Der Rat trifft sich mehrmals im Jahr. Das wird er auch weiterhin tun, ohne dass es irgendwelche messbaren Folgen hätte. Im Schatten des Gremiums arbeitet die Bergische Struktur- und Wirtschaftsförderungsgesellschaft hingegen sehr konkret und zielstrebig daran, die Idee vom Bergischen Städtedreieck in die Welt zu tragen. In dieser Woche geschah das mit einem Stand auf der Messe Digital in Köln, wo auf die belegbare Innovationskraft der Region hingewiesen wird. Demnächst ist sie auf der Immobilienmesse Expo-Real in München. Zusagen, zu entscheiden, zu verkaufen hat die Gesellschaft nichts. Sie dient der Imagepflege. Das macht sie allerdings engagiert und sichtbar. Zu mehr regionaler Zusammenarbeit wird das aller Voraussicht nach aber nicht führen. Die Bergische Idee droht dahinzusiechen, bis sie von den politischen Egoismen der drei beteiligten Städte endgültig ins Vergessen gedrängt wird.

Der Bergische Rat braucht mehr Kompetenz.
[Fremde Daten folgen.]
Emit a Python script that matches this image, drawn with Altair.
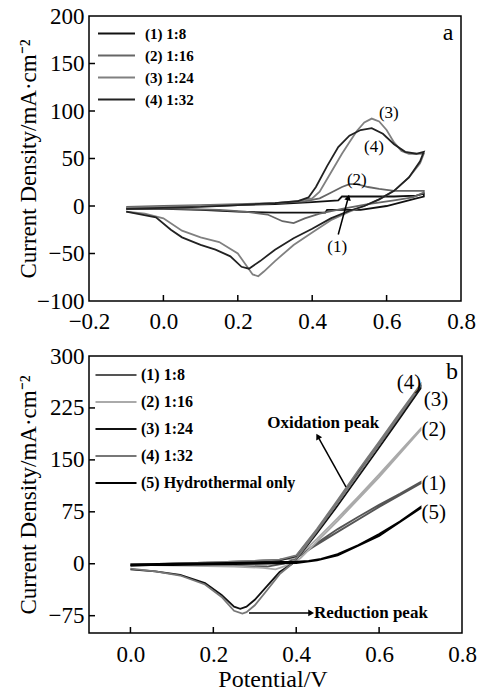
import altair as alt
import pandas as pd

FONT = "Liberation Serif"

# ---------------- Panel a data (CV loops) ----------------
a_names = ["(1) 1:8", "(2) 1:16", "(3) 1:24", "(4) 1:32"]
a_colors = ["#111111", "#666666", "#808080", "#222222"]

a1_x = [-0.1, 0.0, 0.1, 0.2, 0.3, 0.4, 0.47, 0.48, 0.55, 0.62, 0.68, 0.70,
        0.70, 0.68, 0.60, 0.53, 0.44, 0.435, 0.30, 0.20, 0.10, 0.0, -0.1]
a1_y = [-2, -1, 0, 1, 2, 4, 6, 10, 10, 10, 11, 13,
        10, 8, 0, -4, -4, -7, -7, -6, -4, -3, -3]

a2_x = [-0.1, 0.0, 0.1, 0.2, 0.3, 0.38, 0.42, 0.45, 0.48, 0.50, 0.52, 0.55, 0.58, 0.62, 0.66, 0.70,
        0.70, 0.67, 0.62, 0.55, 0.48, 0.42, 0.38, 0.35, 0.32, 0.28, 0.22, 0.15, 0.05, -0.1]
a2_y = [-1, 0, 1, 2, 3, 5, 8, 14, 20, 23, 23, 20, 18, 16, 16, 16,
        14, 9, 6, 2, -3, -8, -13, -18, -16, -9, -6, -4, -3, -2]

a3_x = [-0.1, 0.0, 0.1, 0.2, 0.3, 0.36, 0.40, 0.42, 0.45, 0.48, 0.50, 0.52, 0.54, 0.56, 0.58, 0.60,
        0.62, 0.64, 0.66, 0.70,
        0.70, 0.69, 0.66, 0.62, 0.58, 0.54, 0.50, 0.45, 0.40, 0.35, 0.30, 0.27, 0.255, 0.24, 0.20,
        0.15, 0.10, 0.05, 0.0, -0.05, -0.1]
a3_y = [-2, -1, 0, 1, 3, 5, 8, 15, 35, 55, 67, 79, 88, 92, 89, 80,
        67, 58, 55, 55,
        55, 45, 30, 16, 7, 0, -6, -15, -28, -41, -58, -69, -74, -72, -50,
        -38, -33, -26, -13, -8, -6]

a4_x = [-0.1, 0.0, 0.1, 0.2, 0.3, 0.36, 0.39, 0.41, 0.44, 0.47, 0.50, 0.53, 0.56, 0.59, 0.62, 0.65,
        0.68, 0.70,
        0.70, 0.69, 0.66, 0.62, 0.58, 0.54, 0.50, 0.45, 0.40, 0.35, 0.30, 0.26, 0.23, 0.21, 0.18,
        0.14, 0.10, 0.05, 0.02, -0.02, -0.1]
a4_y = [-3, -2, -1, 1, 3, 5, 9, 20, 42, 62, 74, 80, 82, 76, 65, 57,
        55, 57,
        57, 47, 30, 16, 7, 0, -5, -13, -24, -34, -46, -58, -66, -64, -53,
        -46, -41, -33, -25, -12, -6]

a_ticks_x = [0.0, 0.2, 0.4, 0.6]
a_ticks_y = [-50, 0, 50, 100, 150]

a_lbl_text = ["(1)", "(2)", "(3)", "(4)", "a"]
a_lbl_x = [0.467, 0.52, 0.606, 0.566, 0.765]
a_lbl_y = [-43, 27, 98, 62, 182]
a_lbl_size = [17, 17, 17, 17, 24]

a_arrow_x = [0.470, 0.497]
a_arrow_y = [-30, 9]

# ---------------- Panel b data ----------------
b_names = ["(1) 1:8", "(2) 1:16", "(3) 1:24", "(4) 1:32", "(5) Hydrothermal only"]
b_colors = ["#555555", "#aaaaaa", "#111111", "#777777", "#000000"]

b1_x = [0.0, 0.1, 0.2, 0.3, 0.36, 0.40, 0.45, 0.50, 0.55, 0.60, 0.65, 0.70,
        0.70, 0.6, 0.5, 0.44, 0.40, 0.37, 0.33, 0.25, 0.15, 0.05, 0.0]
b1_y = [-1, 0, 2, 4, 6, 8, 30, 50, 68, 85, 101, 118,
        116, 82, 46, 24, 8, 0, -4, -3, -2, -2, -2]

b2_x = [0.0, 0.1, 0.2, 0.3, 0.36, 0.40, 0.45, 0.50, 0.55, 0.60, 0.65, 0.70,
        0.70, 0.6, 0.5, 0.45, 0.41, 0.38, 0.35, 0.32, 0.25, 0.15, 0.05, 0.0]
b2_y = [-1, 0, 2, 4, 6, 8, 36, 66, 97, 129, 162, 195,
        193, 125, 62, 32, 8, -2, -8, -6, -4, -3, -2, -2]

b3_x = [0.0, 0.1, 0.2, 0.3, 0.36, 0.40, 0.45, 0.50, 0.55, 0.60, 0.65, 0.70,
        0.70, 0.65, 0.60, 0.55, 0.50, 0.45, 0.41, 0.39, 0.36, 0.33, 0.30, 0.28, 0.265, 0.25,
        0.22, 0.18, 0.12, 0.06, 0.0]
b3_y = [-3, -1, 1, 3, 5, 11, 48, 90, 132, 173, 214, 255,
        253, 210, 168, 126, 84, 44, 14, 0, -12, -32, -52, -62, -65, -62,
        -45, -28, -16, -11, -8]

b4_x = [0.0, 0.1, 0.2, 0.3, 0.36, 0.40, 0.45, 0.50, 0.55, 0.60, 0.65, 0.70,
        0.70, 0.65, 0.60, 0.55, 0.50, 0.45, 0.41, 0.39, 0.36, 0.33, 0.30, 0.28, 0.27, 0.25,
        0.22, 0.18, 0.12, 0.06, 0.0]
b4_y = [-2, 0, 2, 4, 6, 12, 50, 92, 135, 176, 218, 259,
        257, 214, 172, 130, 88, 47, 15, 0, -15, -38, -60, -70, -72, -68,
        -48, -30, -17, -11, -7]

b5_x = [0.0, 0.1, 0.2, 0.3, 0.4, 0.43, 0.46, 0.50, 0.55, 0.60, 0.65, 0.70,
        0.70, 0.6, 0.5, 0.45, 0.4, 0.3, 0.2, 0.1, 0.0]
b5_y = [-1, 0, 1, 2, 3, 4, 7, 14, 27, 43, 61, 82,
        80, 40, 12, 5, 1, 0, -1, -2, -2]

b_ticks_x = [0.0, 0.2, 0.4, 0.6]
b_ticks_y = [-75, 0, 75, 150, 225]

b_lbl_text = ["(4)", "(3)", "(2)", "(1)", "(5)", "b"]
b_lbl_x = [0.672, 0.737, 0.732, 0.732, 0.732, 0.776]
b_lbl_y = [261, 236, 193, 115, 73, 277]
b_lbl_size = [21, 21, 21, 21, 21, 24]

ox_text = ["Oxidation peak"]
ox_x = [0.465]
ox_y = [203]
red_text = ["Reduction peak"]
red_x = [0.443]
red_y = [-71]

b_ox_x = [0.520, 0.452]
b_ox_y = [111, 184]
b_red_x = [0.286, 0.436]
b_red_y = [-71, -71]


def loops(names, xs, ys):
    rows = []
    for n, xx, yy in zip(names, xs, ys):
        for i, (x, y) in enumerate(zip(xx, yy)):
            rows.append({"x": x, "y": y, "s": n, "o": i})
    return pd.DataFrame(rows)


LEG_PATH = "M-3,0H3"


def panel(df, names, colors, xdom, ydom, xvals, yvals, W, H, ticks_x, ticks_y,
          legend, show_xtitle, xlabpad):
    if show_xtitle:
        xaxis = alt.Axis(values=xvals, format=".1f", grid=False, ticks=False, domain=False,
                         labelFont=FONT, labelFontSize=23, labelColor="black",
                         labelPadding=xlabpad, labelFlush=False, labelOverlap=False,
                         title="Potential/V",
                         titleFont=FONT, titleFontSize=24, titleFontWeight="normal",
                         titleColor="black", titleBaseline="middle", titleY=46,
                         titleX=W / 2 - 3)
    else:
        xaxis = alt.Axis(values=xvals, format=".1f", grid=False, ticks=False, domain=False,
                         labelFont=FONT, labelFontSize=23, labelColor="black",
                         labelPadding=xlabpad, labelFlush=False, labelOverlap=False,
                         title=None)
    yaxis = alt.Axis(values=yvals, format="d", grid=False, ticks=False, domain=False,
                     labelFont=FONT, labelFontSize=23, labelColor="black",
                     labelPadding=5, labelOverlap=False,
                     title="Current Density/mA·cm⁻²", titleFont=FONT, titleFontSize=23,
                     titleFontWeight="normal", titleColor="black",
                     titleX=-49, titleY=H / 2, titleAlign="center", titleBaseline="bottom",
                     titleAngle=270)
    lines = alt.Chart(df).mark_line(strokeWidth=1.8).encode(
        x=alt.X("x:Q", scale=alt.Scale(domain=xdom, nice=False, zero=False), axis=xaxis),
        y=alt.Y("y:Q", scale=alt.Scale(domain=ydom, nice=False, zero=False), axis=yaxis),
        color=alt.Color("s:N", scale=alt.Scale(domain=names, range=colors), legend=legend),
        order="o:Q",
        detail="s:N",
    )
    tx = alt.Chart(pd.DataFrame({"x": ticks_x})).mark_rule(color="black", strokeWidth=1.5).encode(
        x="x:Q", y=alt.value(H), y2=alt.value(H - 6))
    ty = alt.Chart(pd.DataFrame({"y": ticks_y})).mark_rule(color="black", strokeWidth=1.5).encode(
        y="y:Q", x=alt.value(0), x2=alt.value(6))
    return lines, tx, ty


def line2(xs, ys):
    return alt.Chart(pd.DataFrame({"x": xs, "y": ys, "o": list(range(len(xs)))})).mark_line(
        color="black", strokeWidth=1.5).encode(x="x:Q", y="y:Q", order="o:Q")


def head(xs, ys, ang):
    return alt.Chart(pd.DataFrame({"x": xs[-1:], "y": ys[-1:]})).mark_point(
        shape="triangle-up", filled=True, color="black", size=45, angle=ang, opacity=1).encode(
        x="x:Q", y="y:Q")


def labels(xs, ys, ts, fs):
    return alt.Chart(pd.DataFrame({"x": xs, "y": ys, "t": ts, "fs": fs})).mark_text(
        font=FONT, color="black", align="center", baseline="middle").encode(
        x="x:Q", y="y:Q", text="t:N", size=alt.Size("fs:Q", scale=None, legend=None))


# ---- panel a ----
W1, H1 = 372, 285
dfa = loops(a_names, [a1_x, a2_x, a3_x, a4_x], [a1_y, a2_y, a3_y, a4_y])
leg_a = alt.Legend(orient="none", legendX=20, legendY=10, title=None, symbolType=LEG_PATH,
                   symbolSize=152, symbolStrokeWidth=2, labelFont=FONT, labelFontWeight="bold",
                   labelFontSize=15, labelColor="black", labelOffset=21, rowPadding=6,
                   padding=0)
la, txa, tya = panel(dfa, a_names, a_colors, [-0.2, 0.8], [-100, 200],
                     [-0.2, 0.0, 0.2, 0.4, 0.6, 0.8], [-100, -50, 0, 50, 100, 150, 200],
                     W1, H1, a_ticks_x, a_ticks_y, leg_a, False, 9)
top = alt.layer(la, txa, tya, labels(a_lbl_x, a_lbl_y, a_lbl_text, a_lbl_size),
                line2(a_arrow_x, a_arrow_y), head(a_arrow_x, a_arrow_y, 15)).properties(
    width=W1, height=H1)

# ---- panel b ----
W2, H2 = 373, 277
dfb = loops(b_names, [b1_x, b2_x, b3_x, b4_x, b5_x], [b1_y, b2_y, b3_y, b4_y, b5_y])
leg_b = alt.Legend(orient="none", legendX=19, legendY=11, title=None, symbolType=LEG_PATH,
                   symbolSize=187, symbolStrokeWidth=2, labelFont=FONT, labelFontWeight="bold",
                   labelFontSize=16, labelColor="black", labelOffset=17, rowPadding=11,
                   padding=0)
lb, txb, tyb = panel(dfb, b_names, b_colors, [-0.1, 0.8], [-100, 300],
                     [0.0, 0.2, 0.4, 0.6, 0.8], [-75, 0, 75, 150, 225, 300],
                     W2, H2, b_ticks_x, b_ticks_y, leg_b, True, 10)
ox_note = alt.Chart(pd.DataFrame({"x": ox_x, "y": ox_y, "t": ox_text})).mark_text(
    font=FONT, color="black", fontWeight="bold", fontSize=17, baseline="middle",
    align="center").encode(x="x:Q", y="y:Q", text="t:N")
red_note = alt.Chart(pd.DataFrame({"x": red_x, "y": red_y, "t": red_text})).mark_text(
    font=FONT, color="black", fontWeight="bold", fontSize=17, baseline="middle",
    align="left").encode(x="x:Q", y="y:Q", text="t:N")
bottom = alt.layer(lb, txb, tyb, labels(b_lbl_x, b_lbl_y, b_lbl_text, b_lbl_size),
                   ox_note, red_note,
                   line2(b_ox_x, b_ox_y), line2(b_red_x, b_red_y),
                   head(b_ox_x, b_ox_y, 331), head(b_red_x, b_red_y, 90)).properties(
    width=W2, height=H2)

chart = alt.vconcat(top, bottom, spacing=10).resolve_scale(color="independent").properties(
    padding={"left": 16, "top": 4, "right": 0, "bottom": 0},
    background="white",
).configure_view(stroke="black", strokeWidth=1.5)

chart.save("out.html", embed_options={"renderer": "svg", "actions": False})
Er muss entscheiden können, und zwar so, dass die Räte der Städte an sein Votum gebunden sind. Um das zu erreichen, müssen die Städte, analog zur derzeit nicht sonderlich beliebten Europäischen Union, Kompetenzen abgeben. Beschäftigungsfelder für den Bergischen Rat gibt es heute schon genug. Das beginnt bei der Infrastruktur, die auch Bergisch abgestimmt werden könnte, es geht über die Wirtschaftsförderung, die kommunale Eitelkeiten überhaupt nicht verträgt und endet sicher nicht bei mehr Dienstleistungskooperation. Dass beispielsweise Wuppertal und Soligen eine gemeinsame Volkshochschule betreiben, während Remscheid eine eigene hat, ist ebenso schwer zu verstehen, wie die Tatsache, dass es immer noch keine Bergische Feuerwehrleitstelle gibt, von einer gemeinsamen Feuerwehr ganz zu schweigen.

So wie er heute agieren kann, überzeugt der Bergische Rat nicht. Er ist allenfalls ein Abstimmungsgremium, in dem Entscheidungen der jeweiligen Stadträte besprochen werden. Der Bergische Rat schafft auch keine Bergische Region. Die Städte handeln und denken immer noch einzeln. Der Unsinn, dass es demnächst in jeder ein Einzelhandels-OutletCenter geben könnte, sich also alle untereinander Konkurrenz machen, ist dafür ein Beispiel, das jenseits des Städtedreiecks mitleidiges Kopfschütteln auslöst. Dabei wäre gerade in der Wirtschaftsförderung Gemeinsamkeit notwendig. Dass die Düsseldorfer Regierungspräsidentin Annemarie Lütkes mehr Regionalität fordert, kommt nicht von ungefähr. Die Europäische Union beispielsweise kümmert sich nicht um einzelne Städte, sie fördert Regionen. Bisher fließt auch aus Berlin immer noch und schon zu lange viel zu Geld am Bergischen Land vorbei ins Ruhrgebiet.

Fürs Erste könnten sich die Städte als Zeichen regionalen Handels zu einem gemeinsamen Gewerbegebiet durchringen, dessen Einnahmen nach Bevölkerungszahl verteilt werden. Anlass dafür gibt es genug. Wuppertal wäre derzeit vermutlich nicht im Stande einem suchenden Unternehmen etwa 20 000 Quadratmeter zur Verfügung zu stellen, die es für sein geplantes Wachstum braucht. Solingen hingegen hätte Flächen, aber derzeit keine große Nachfrage. Was liegt in solch einem Fall näher als Kooperation? Wenn neue Arbeitsplätze beispielsweise schon nicht in Wuppertal entstehen können, dann doch besser in Solingen oder Remscheid als in Ennepetal oder Monheim. Das wäre die Brücke zur Region Bergisches Land. Erfolg verbindet.